- [Task prompt]: Drop every picture, then transcribe the remaining data exactly.

*****

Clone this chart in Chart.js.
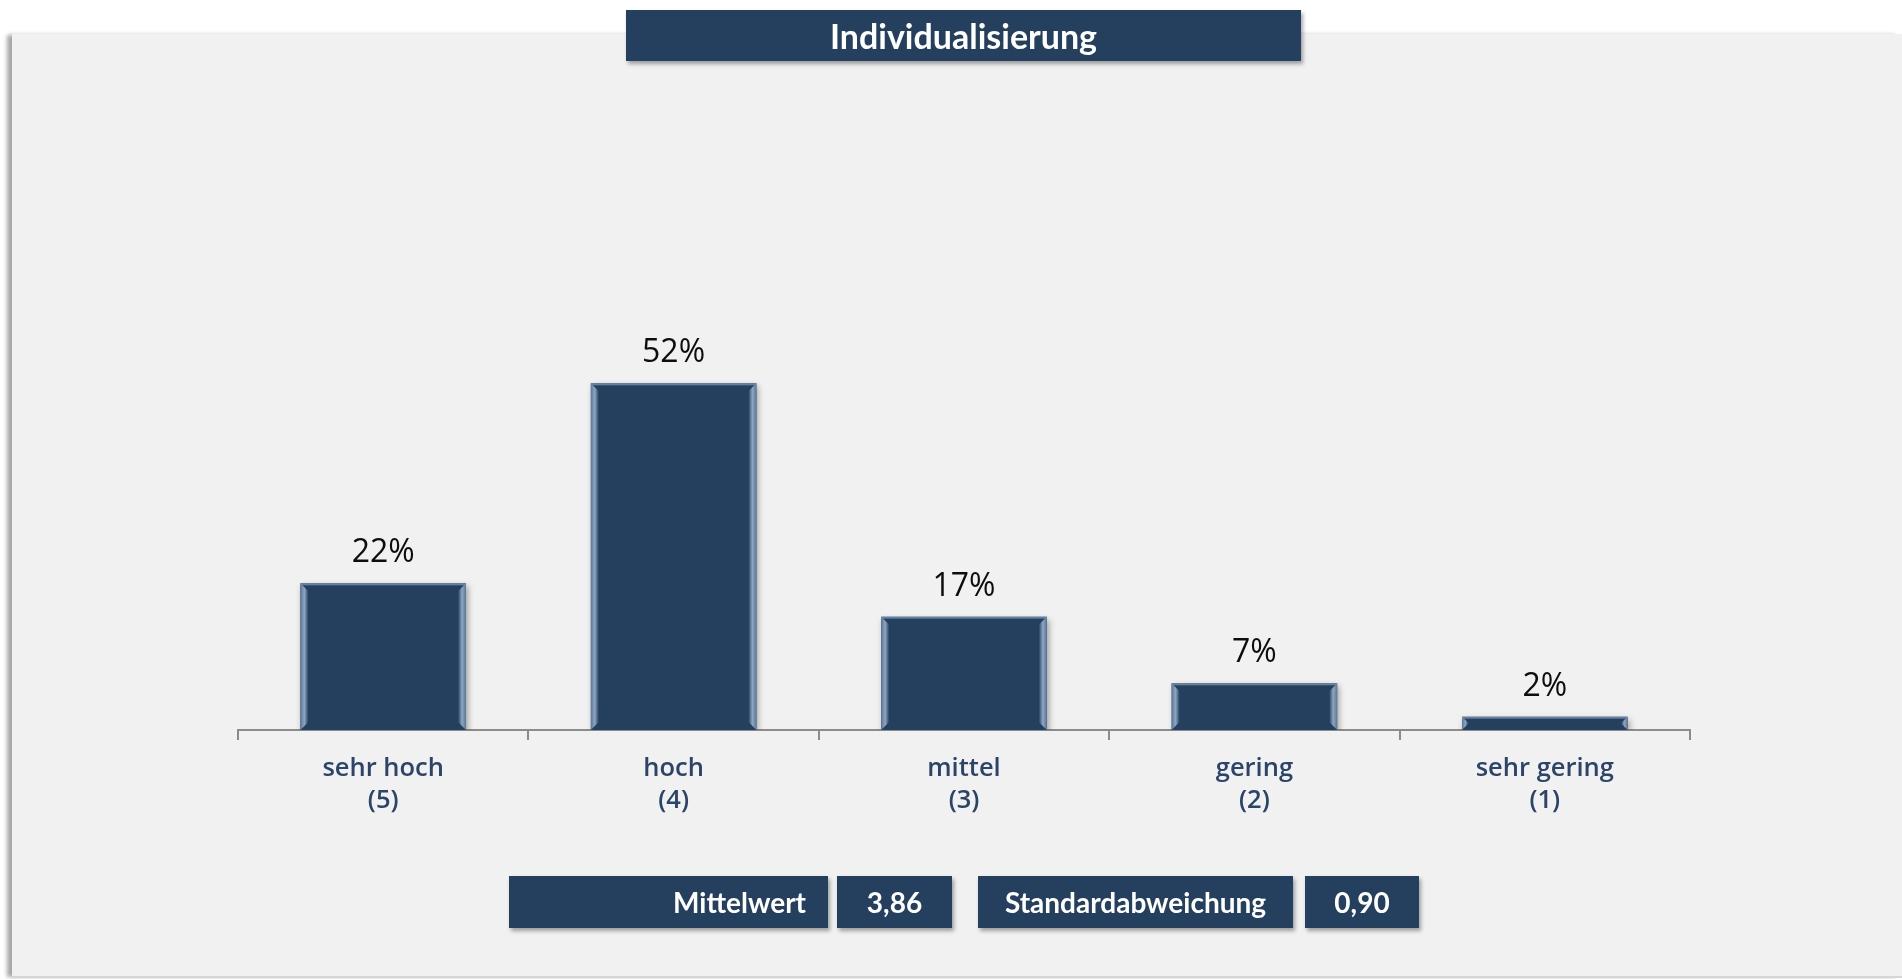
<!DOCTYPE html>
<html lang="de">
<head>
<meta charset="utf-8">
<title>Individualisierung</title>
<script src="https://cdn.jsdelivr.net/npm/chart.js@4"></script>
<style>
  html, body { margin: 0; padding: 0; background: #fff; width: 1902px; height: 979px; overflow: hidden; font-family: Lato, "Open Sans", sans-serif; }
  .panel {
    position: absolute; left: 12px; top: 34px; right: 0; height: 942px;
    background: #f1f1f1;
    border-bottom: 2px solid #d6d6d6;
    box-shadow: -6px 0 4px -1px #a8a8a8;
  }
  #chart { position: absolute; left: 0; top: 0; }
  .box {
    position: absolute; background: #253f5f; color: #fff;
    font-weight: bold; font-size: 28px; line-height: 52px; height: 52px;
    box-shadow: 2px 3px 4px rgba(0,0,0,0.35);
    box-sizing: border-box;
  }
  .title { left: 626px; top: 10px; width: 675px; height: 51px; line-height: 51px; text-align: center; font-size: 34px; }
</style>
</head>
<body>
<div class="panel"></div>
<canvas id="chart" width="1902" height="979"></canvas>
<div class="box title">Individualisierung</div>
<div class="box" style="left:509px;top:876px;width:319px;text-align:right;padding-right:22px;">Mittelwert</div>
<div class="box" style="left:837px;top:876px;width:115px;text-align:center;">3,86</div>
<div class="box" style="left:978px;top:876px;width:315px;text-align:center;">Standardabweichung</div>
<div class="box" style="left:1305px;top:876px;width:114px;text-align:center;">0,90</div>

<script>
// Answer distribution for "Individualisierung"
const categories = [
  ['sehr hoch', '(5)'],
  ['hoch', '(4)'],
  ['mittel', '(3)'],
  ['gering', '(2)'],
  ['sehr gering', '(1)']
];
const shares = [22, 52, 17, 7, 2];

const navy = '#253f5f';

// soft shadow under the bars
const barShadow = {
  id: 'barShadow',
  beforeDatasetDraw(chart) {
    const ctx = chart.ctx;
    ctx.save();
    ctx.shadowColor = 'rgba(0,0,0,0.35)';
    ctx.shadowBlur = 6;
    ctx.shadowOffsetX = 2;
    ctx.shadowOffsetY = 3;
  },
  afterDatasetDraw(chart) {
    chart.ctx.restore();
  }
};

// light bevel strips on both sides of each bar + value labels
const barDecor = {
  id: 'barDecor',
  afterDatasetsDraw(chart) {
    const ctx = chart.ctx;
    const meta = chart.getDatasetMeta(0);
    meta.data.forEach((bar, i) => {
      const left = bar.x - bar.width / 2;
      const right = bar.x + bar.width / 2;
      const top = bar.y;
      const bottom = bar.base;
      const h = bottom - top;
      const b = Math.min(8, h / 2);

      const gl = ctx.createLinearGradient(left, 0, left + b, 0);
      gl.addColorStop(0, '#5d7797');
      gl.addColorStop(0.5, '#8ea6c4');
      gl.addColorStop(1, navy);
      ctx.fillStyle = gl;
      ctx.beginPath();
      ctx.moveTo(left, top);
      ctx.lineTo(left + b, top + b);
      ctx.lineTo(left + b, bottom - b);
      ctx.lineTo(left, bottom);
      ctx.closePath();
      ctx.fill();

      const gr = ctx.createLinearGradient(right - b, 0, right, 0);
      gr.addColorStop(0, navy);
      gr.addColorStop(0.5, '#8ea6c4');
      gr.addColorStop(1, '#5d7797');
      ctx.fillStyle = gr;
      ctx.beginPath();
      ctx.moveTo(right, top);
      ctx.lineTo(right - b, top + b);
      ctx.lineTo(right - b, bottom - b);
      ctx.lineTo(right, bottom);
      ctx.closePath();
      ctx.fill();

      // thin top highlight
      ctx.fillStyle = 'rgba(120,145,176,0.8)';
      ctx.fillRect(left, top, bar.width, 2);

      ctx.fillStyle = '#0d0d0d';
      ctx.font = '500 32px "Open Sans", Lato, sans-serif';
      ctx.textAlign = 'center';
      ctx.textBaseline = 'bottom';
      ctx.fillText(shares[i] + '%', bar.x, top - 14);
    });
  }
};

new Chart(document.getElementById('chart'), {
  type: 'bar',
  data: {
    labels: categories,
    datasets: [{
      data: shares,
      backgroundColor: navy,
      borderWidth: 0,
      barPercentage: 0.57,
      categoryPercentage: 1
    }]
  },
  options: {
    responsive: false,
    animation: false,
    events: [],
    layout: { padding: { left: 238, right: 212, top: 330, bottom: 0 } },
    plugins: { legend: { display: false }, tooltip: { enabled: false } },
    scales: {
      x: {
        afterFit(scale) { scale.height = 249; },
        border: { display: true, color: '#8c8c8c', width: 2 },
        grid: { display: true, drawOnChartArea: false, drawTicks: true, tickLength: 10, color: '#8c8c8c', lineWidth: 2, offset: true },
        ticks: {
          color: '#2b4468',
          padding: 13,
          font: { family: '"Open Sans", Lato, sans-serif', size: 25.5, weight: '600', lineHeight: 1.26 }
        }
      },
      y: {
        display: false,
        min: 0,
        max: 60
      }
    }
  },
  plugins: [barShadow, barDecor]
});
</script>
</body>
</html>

*****

- [Answer to this problem]:
Clone this chart in Chart.js.
<!DOCTYPE html>
<html lang="de">
<head>
<meta charset="utf-8">
<title>Individualisierung</title>
<script src="https://cdn.jsdelivr.net/npm/chart.js@4"></script>
<style>
  html, body { margin: 0; padding: 0; background: #fff; width: 1902px; height: 979px; overflow: hidden; font-family: Lato, "Open Sans", sans-serif; }
  .panel {
    position: absolute; left: 12px; top: 34px; right: 0; height: 942px;
    background: #f1f1f1;
    border-bottom: 2px solid #d6d6d6;
    box-shadow: -6px 0 4px -1px #a8a8a8;
  }
  #chart { position: absolute; left: 0; top: 0; }
  .box {
    position: absolute; background: #253f5f; color: #fff;
    font-weight: bold; font-size: 28px; line-height: 52px; height: 52px;
    box-shadow: 2px 3px 4px rgba(0,0,0,0.35);
    box-sizing: border-box;
  }
  .title { left: 626px; top: 10px; width: 675px; height: 51px; line-height: 51px; text-align: center; font-size: 34px; }
</style>
</head>
<body>
<div class="panel"></div>
<canvas id="chart" width="1902" height="979"></canvas>
<div class="box title">Individualisierung</div>
<div class="box" style="left:509px;top:876px;width:319px;text-align:right;padding-right:22px;">Mittelwert</div>
<div class="box" style="left:837px;top:876px;width:115px;text-align:center;">3,86</div>
<div class="box" style="left:978px;top:876px;width:315px;text-align:center;">Standardabweichung</div>
<div class="box" style="left:1305px;top:876px;width:114px;text-align:center;">0,90</div>

<script>
// Answer distribution for "Individualisierung"
const categories = [
  ['sehr hoch', '(5)'],
  ['hoch', '(4)'],
  ['mittel', '(3)'],
  ['gering', '(2)'],
  ['sehr gering', '(1)']
];
const shares = [22, 52, 17, 7, 2];

const navy = '#253f5f';

// soft shadow under the bars
const barShadow = {
  id: 'barShadow',
  beforeDatasetDraw(chart) {
    const ctx = chart.ctx;
    ctx.save();
    ctx.shadowColor = 'rgba(0,0,0,0.35)';
    ctx.shadowBlur = 6;
    ctx.shadowOffsetX = 2;
    ctx.shadowOffsetY = 3;
  },
  afterDatasetDraw(chart) {
    chart.ctx.restore();
  }
};

// light bevel strips on both sides of each bar + value labels
const barDecor = {
  id: 'barDecor',
  afterDatasetsDraw(chart) {
    const ctx = chart.ctx;
    const meta = chart.getDatasetMeta(0);
    meta.data.forEach((bar, i) => {
      const left = bar.x - bar.width / 2;
      const right = bar.x + bar.width / 2;
      const top = bar.y;
      const bottom = bar.base;
      const h = bottom - top;
      const b = Math.min(8, h / 2);

      const gl = ctx.createLinearGradient(left, 0, left + b, 0);
      gl.addColorStop(0, '#5d7797');
      gl.addColorStop(0.5, '#8ea6c4');
      gl.addColorStop(1, navy);
      ctx.fillStyle = gl;
      ctx.beginPath();
      ctx.moveTo(left, top);
      ctx.lineTo(left + b, top + b);
      ctx.lineTo(left + b, bottom - b);
      ctx.lineTo(left, bottom);
      ctx.closePath();
      ctx.fill();

      const gr = ctx.createLinearGradient(right - b, 0, right, 0);
      gr.addColorStop(0, navy);
      gr.addColorStop(0.5, '#8ea6c4');
      gr.addColorStop(1, '#5d7797');
      ctx.fillStyle = gr;
      ctx.beginPath();
      ctx.moveTo(right, top);
      ctx.lineTo(right - b, top + b);
      ctx.lineTo(right - b, bottom - b);
      ctx.lineTo(right, bottom);
      ctx.closePath();
      ctx.fill();

      // thin top highlight
      ctx.fillStyle = 'rgba(120,145,176,0.8)';
      ctx.fillRect(left, top, bar.width, 2);

      ctx.fillStyle = '#0d0d0d';
      ctx.font = '500 32px "Open Sans", Lato, sans-serif';
      ctx.textAlign = 'center';
      ctx.textBaseline = 'bottom';
      ctx.fillText(shares[i] + '%', bar.x, top - 14);
    });
  }
};

new Chart(document.getElementById('chart'), {
  type: 'bar',
  data: {
    labels: categories,
    datasets: [{
      data: shares,
      backgroundColor: navy,
      borderWidth: 0,
      barPercentage: 0.57,
      categoryPercentage: 1
    }]
  },
  options: {
    responsive: false,
    animation: false,
    events: [],
    layout: { padding: { left: 238, right: 212, top: 330, bottom: 0 } },
    plugins: { legend: { display: false }, tooltip: { enabled: false } },
    scales: {
      x: {
        afterFit(scale) { scale.height = 249; },
        border: { display: true, color: '#8c8c8c', width: 2 },
        grid: { display: true, drawOnChartArea: false, drawTicks: true, tickLength: 10, color: '#8c8c8c', lineWidth: 2, offset: true },
        ticks: {
          color: '#2b4468',
          padding: 13,
          font: { family: '"Open Sans", Lato, sans-serif', size: 25.5, weight: '600', lineHeight: 1.26 }
        }
      },
      y: {
        display: false,
        min: 0,
        max: 60
      }
    }
  },
  plugins: [barShadow, barDecor]
});
</script>
</body>
</html>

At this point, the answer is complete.